-- START Dataset extract --

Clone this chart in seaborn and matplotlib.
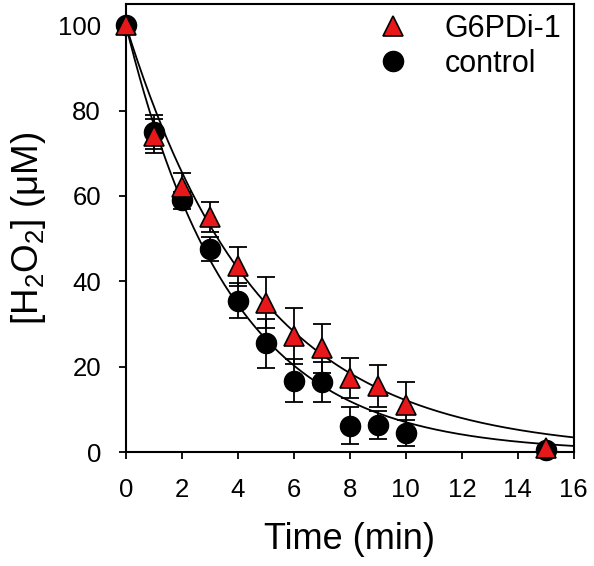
import numpy as np
import pandas as pd
import matplotlib
matplotlib.use("Agg")
import matplotlib.pyplot as plt
import seaborn as sns

sns.set_theme(style="white")
plt.rcParams['font.family'] = ['Liberation Sans', 'DejaVu Sans']
plt.rcParams['mathtext.default'] = 'regular'

# Data
time_min = [0, 1, 2, 3, 4, 5, 6, 7, 8, 9, 10, 15]
g6pdi_vals = [100, 74, 62, 55, 43.5, 35, 27.2, 24.3, 17.3, 15.5, 11, 0.9]
g6pdi_err = [0, 4, 3.5, 3.5, 4.5, 6, 6.5, 5.7, 4.7, 5, 5.5, 0]
control_vals = [100, 75, 59, 47.5, 35.5, 25.5, 16.7, 16.4, 6.2, 6.3, 4.4, 0.5]
control_err = [0, 4, 2, 2.8, 4, 5.7, 5, 4.7, 4.3, 3.3, 3, 0]
# Fitted first-order decay rate constants (1/min)
k_g6pdi = 0.211
k_control = 0.266
x_ticks = [0, 2, 4, 6, 8, 10, 12, 14, 16]
y_ticks = [0, 20, 40, 60, 80, 100]

df = pd.DataFrame({
    "Time": time_min * 2,
    "H2O2": g6pdi_vals + control_vals,
    "err": g6pdi_err + control_err,
    "group": ["G6PDi-1"] * len(time_min) + ["control"] * len(time_min),
})

fig = plt.figure(figsize=(5.94, 5.66), dpi=100)
ax = fig.add_axes([0.212, 0.2014, 0.754, 0.7916])

# fitted curves
tfit = np.linspace(0, 16, 300)
fit_df = pd.DataFrame({
    "Time": np.concatenate([tfit, tfit]),
    "H2O2": np.concatenate([100 * np.exp(-k_g6pdi * tfit), 100 * np.exp(-k_control * tfit)]),
    "group": ["G6PDi-1"] * len(tfit) + ["control"] * len(tfit),
})
sns.lineplot(data=fit_df, x="Time", y="H2O2", units="group", estimator=None,
             color="black", lw=1.3, ax=ax, legend=False, zorder=2)

# error bars
for g in ["control", "G6PDi-1"]:
    sub = df[df.group == g]
    ax.errorbar(sub.Time, sub.H2O2, yerr=sub.err, fmt='none', ecolor='black',
                elinewidth=1.3, capsize=6.5, capthick=1.3, zorder=3, clip_on=False)

sub_c = df[df.group == "control"]
sub_g = df[df.group == "G6PDi-1"]
ax.plot(sub_c.Time, sub_c.H2O2, 'o', ms=14.5, color='black', mec='black',
        zorder=4, clip_on=False, label="control")
ax.plot(sub_g.Time, sub_g.H2O2, '^', ms=14, color='#e8181a', mec='black', mew=1.2,
        zorder=5, clip_on=False, label="G6PDi-1")

ax.set_xlim(0, 16)
ax.set_ylim(0, 105)
ax.set_xticks(x_ticks)
ax.set_yticks(y_ticks)
ax.tick_params(axis='both', direction='out', length=5, width=1.3, labelsize=18.5,
               colors='black', bottom=True, left=True, top=False, right=False)
ax.tick_params(axis='x', pad=14)
ax.tick_params(axis='y', pad=13)
for s in ax.spines.values():
    s.set_color('black')
    s.set_linewidth(1.5)

ax.set_xlabel("Time (min)", fontsize=26, labelpad=14, color='black')
ax.set_ylabel("[H$_2$O$_2$] (μM)", fontsize=26.5, labelpad=7, color='black')

handles, labels = ax.get_legend_handles_labels()
order = [labels.index("G6PDi-1"), labels.index("control")]
leg = ax.legend([handles[i] for i in order], [labels[i] for i in order],
                loc='upper right', frameon=False, fontsize=22, handlelength=1.0,
                handletextpad=1.2, borderaxespad=0.0, labelspacing=0.15,
                bbox_to_anchor=(1.0, 1.005))
for t in leg.get_texts():
    t.set_color('black')

fig.savefig("out.png", dpi=100)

-- END Dataset extract --

■ Stated exercise: Everything from the first line of the listing above through the line that contains "plt.rcParams['mathtext.default'] = 'regular'" is to be restated word for word, minus the pictures.

■ Task output:
Clone this chart in seaborn and matplotlib.
import numpy as np
import pandas as pd
import matplotlib
matplotlib.use("Agg")
import matplotlib.pyplot as plt
import seaborn as sns

sns.set_theme(style="white")
plt.rcParams['font.family'] = ['Liberation Sans', 'DejaVu Sans']
plt.rcParams['mathtext.default'] = 'regular'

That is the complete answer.